Zen Tangle
I recently decided I wanted to do cute lettering for my classroom library (I’m redoing my book buckets and making new labels). I’ve always just printed labels on the computer because I am… incompetent at anything cutesie by hand. But my teammate this year did everything hand labeled and it was so nice and colorful and cute in her room… and… I decided I could teach myself some cute lettering this summer and at least fake my way through some hand-labeled tags for next year.
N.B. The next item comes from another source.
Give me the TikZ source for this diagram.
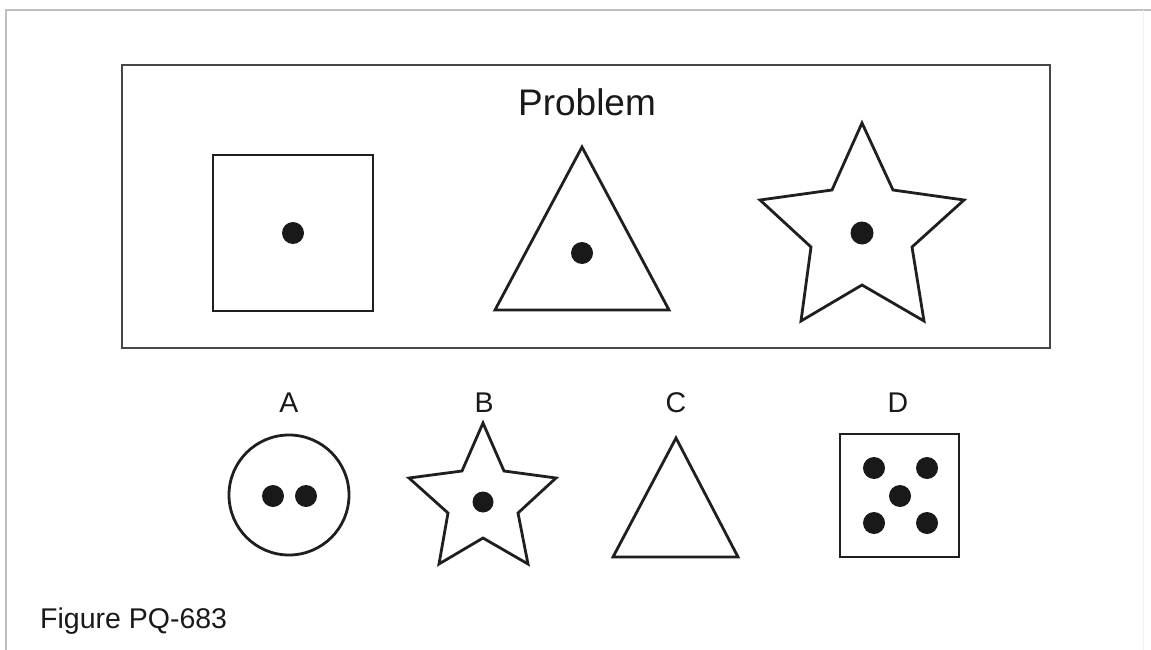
\documentclass[tikz,border=0pt]{standalone}
\usepackage{fontspec}
\setmainfont{Liberation Sans}
\begin{document}
\begin{tikzpicture}[x=1pt,y=-1pt,
  shp/.style={draw=black!88, line width=2.8pt, line join=miter},
  frame/.style={draw=black!72, line width=2.3pt},
  dot/.style={fill=black!90},
  lbl/.style={inner sep=0pt, anchor=base, font=\fontsize{28.5}{30}\selectfont, text=black!90}]
\useasboundingbox (0,0) rectangle (1151,650);
\fill[white] (0,0) rectangle (1151,650);
% outer faint border
\draw[black!25, line width=1.5pt] (6,650) -- (6,10) -- (1151,10);
\draw[black!6, line width=1pt] (1143,10) -- (1143,650);
% problem frame
\draw[frame] (122,65) rectangle (1050,348);
\node[inner sep=0pt, anchor=base, font=\fontsize{37}{40}\selectfont, text=black!90] (ptitle) at (587,116) {Problem};
% square
\draw[shp] (213,155) rectangle (373,311);
\fill[dot] (293,233) circle (11);
% triangle
\draw[shp] (582,147) -- (669,310) -- (495,310) -- cycle;
\fill[dot] (582,253) circle (11);
% big star
\draw[shp] (862,123) -- (893,190) -- (964,200) -- (912,247) -- (924,321) -- (862,285) -- (801,321) -- (811,247) -- (760,200) -- (832,190) -- cycle;
\fill[dot] (862,233) circle (11.5);
% labels
\node[lbl] (la) at (289,412) {A};
\node[lbl] (lb) at (484,412) {B};
\node[lbl] (lc) at (676,412) {C};
\node[lbl] (ld) at (898,412) {D};
% A circle
\draw[shp] (289,495) circle (60);
\fill[dot] (273,496) circle (11);
\fill[dot] (306,496) circle (11);
% B small star
\draw[shp] (483,423) -- (504,471) -- (556,478) -- (518,513) -- (528,564) -- (483,538) -- (439,564) -- (448,513) -- (409,478) -- (462,471) -- cycle;
\fill[dot] (483,502) circle (10.5);
% C triangle
\draw[shp] (676,438) -- (738,557) -- (613,557) -- cycle;
% D square
\draw[shp] (840,434) rectangle (959,557);
\fill[dot] (874,468) circle (11);
\fill[dot] (927,468) circle (11);
\fill[dot] (900,496) circle (11);
\fill[dot] (874,523) circle (11);
\fill[dot] (927,523) circle (11);
% caption
\node[inner sep=0pt, anchor=base west, font=\fontsize{28.5}{30}\selectfont, text=black!90] (cap) at (40,628) {Figure PQ-683};
\end{tikzpicture}
\end{document}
Then, in exploring how to make cute lettering, I discovered (or learned about, I’d heard of it before) zen tangling. It’s basically putting a random collection of patterns together…
This is a zen tangle:
It’s supposed to be meditative because it requires focused concentration, but it is not proscribed… you can do any pattern, and change it any time. And supposedly, it’s supposed to be impossible to do wrong, because… there is no goal… it’s just… doodling. If you make a mistake, just turn it into a new pattern…
I figured it would be good for my perfectionism to do something I couldn’t do wrong.
It might be.
If I could stop being perfectionistic long enough to do it.
I watched a few youtube videos. I put a shit ton of patterns on Pinterest. Then I sat down to try it.
I suck at it.
I don’t know what kind of patterns to make.
Sir was watching me try this tonight and he said, “You don’t have to know, you just doodle…”
I said, “I don’t know how to doodle!”
“Just make some shapes and lines…”
“What kind of shapes and lines?”
“Any kind!”
“But, I don’t know what kind that is!”
Sigh…
So, there was no zen tangling tonight.
I did not find it relaxing.
And my perfectionism, for anyone keeping track, remains firmly intact.
And seriously, I don’t doodle. Not during staff meetings, not when I’m on the phone… I write notes… I might underline or box an important concept… That’s as creative as I get.
Apparenly Sir has never heard of someone who can’t doodle.
I live to provide him with new and novel experiences.